Judge Deems Officers’ Statements In Freddy Gray Case Admissable

A Baltimore judge has ruled that statements made by two of the six officers in the Freddy Gray case will be admissible in court. This is good for prosecutors as the evidence will be used to show how Gray was treated in police custody.

Freddy Gray, 25, was arrested in April and sustained a severe spinal cord injury while in custody. He died from the injuries a week later. His death sparked outrage in Baltimore. Looting and violence intensified to the point that the city declared a state of emergency.

In a pretrial hearing on Tuesday, Judge Barry Williams decided that police statements made by Sgt. Alicia D. White and Officer William G. Porter should be allowed in the court, according to The Baltimore Sun.
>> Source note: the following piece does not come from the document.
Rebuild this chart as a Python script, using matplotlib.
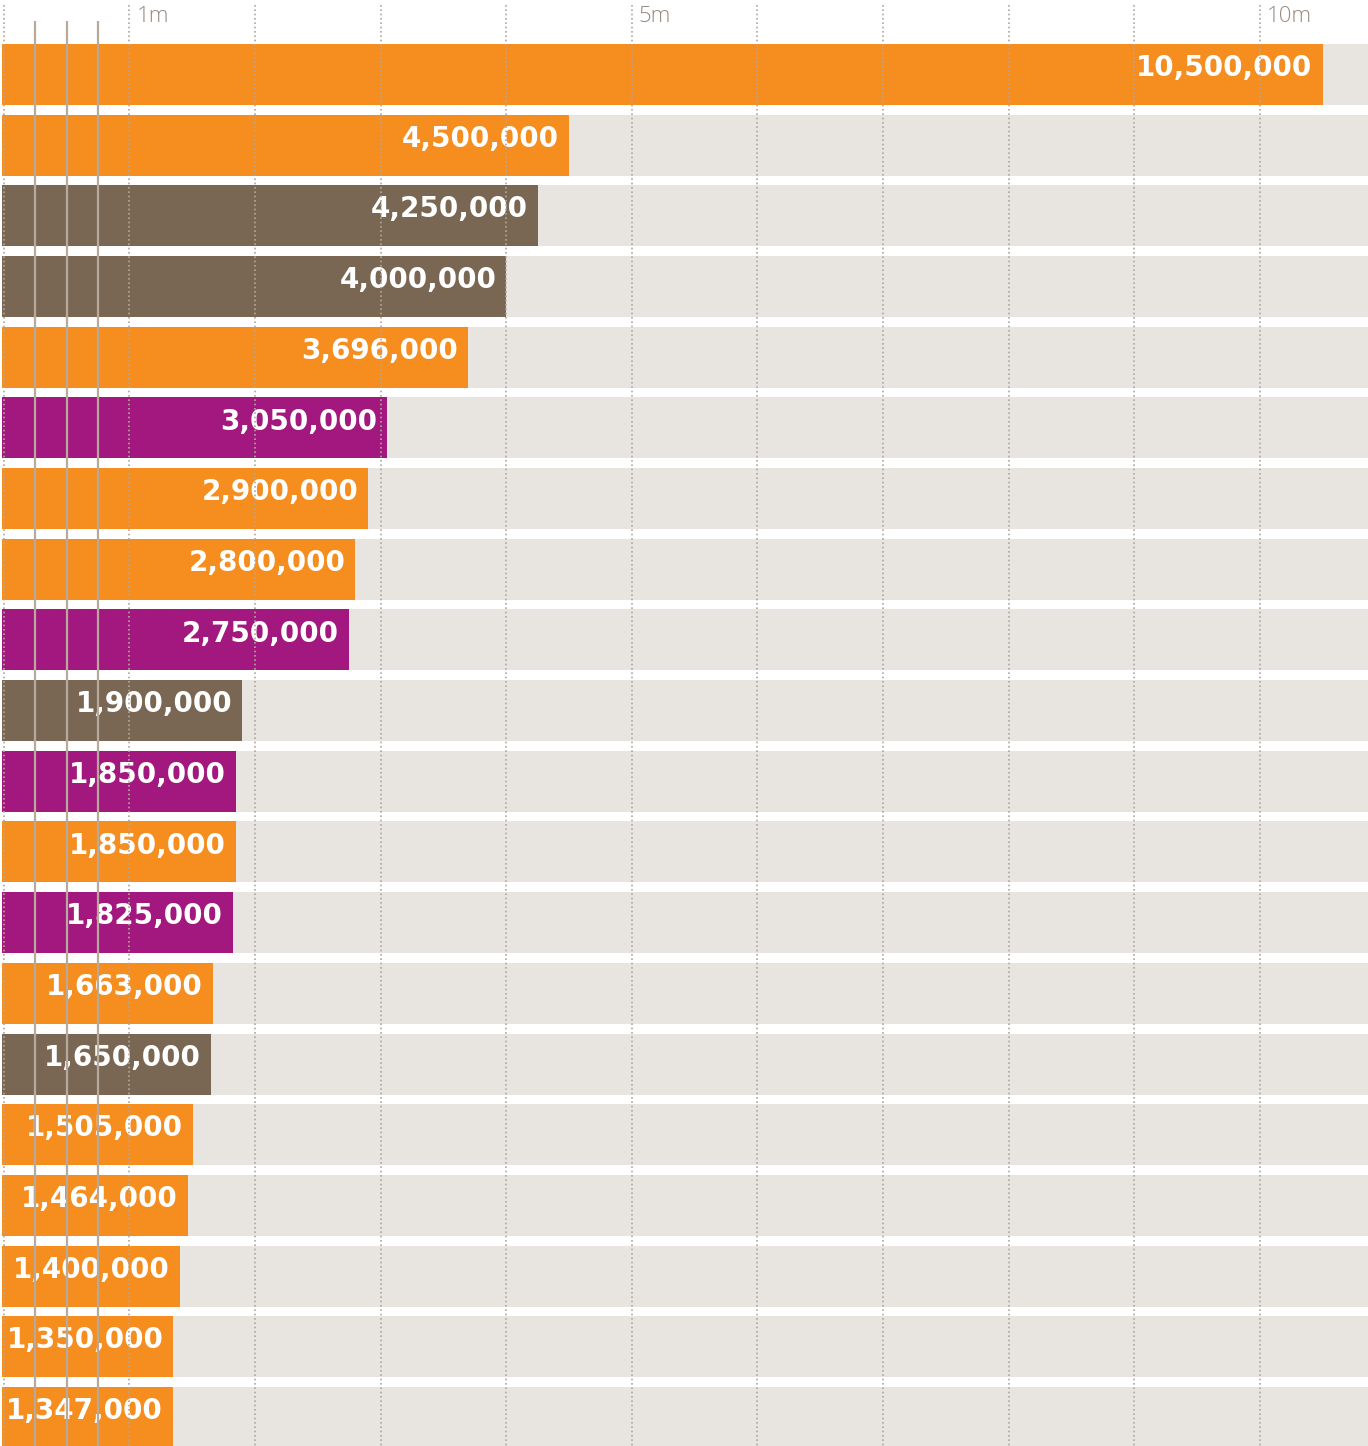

Defense attorneys asked that Judge Williams not allow the statements in court because they claim that the officers did not voluntarily speak to investigators and were not presented their rights prior to the interview. One of White’s attorneys, Ivan Bates, said that investigators had made White think she was a witness when she was actually a suspect, essentially tricking her into giving her statement.

Prosecutors claim that the statements were appropriately obtained. Judge Williams stated that he did not see evidence of coercion of either White or Porter

Sergeant White had the opportunity to say no.

Deputy State’s Arrorney Janice Bledsoe also believes that White’s interview was obtained legally. She says that a police sergeant would be aware of her rights and know she could refuse to conduct an interview with detectives. White’s signature is also on a paper stating that she understood and was waiving her rights.

It’s clear Sergeant White waived all of her rights.

The Washinton Post reports that Judge Williams intends to issue a written gag order and has told the attorneys to not discuss the case with anyone other than their clients and legal team.

Do not discuss my ruling and do not discuss this case.

Tuesday’s hearing also provided a glimpse of what to expect from Judge Williams during the trial. His style is no-nonsense as he threatened contempt and even yelled at the court to be quiet during a witness’ testimony.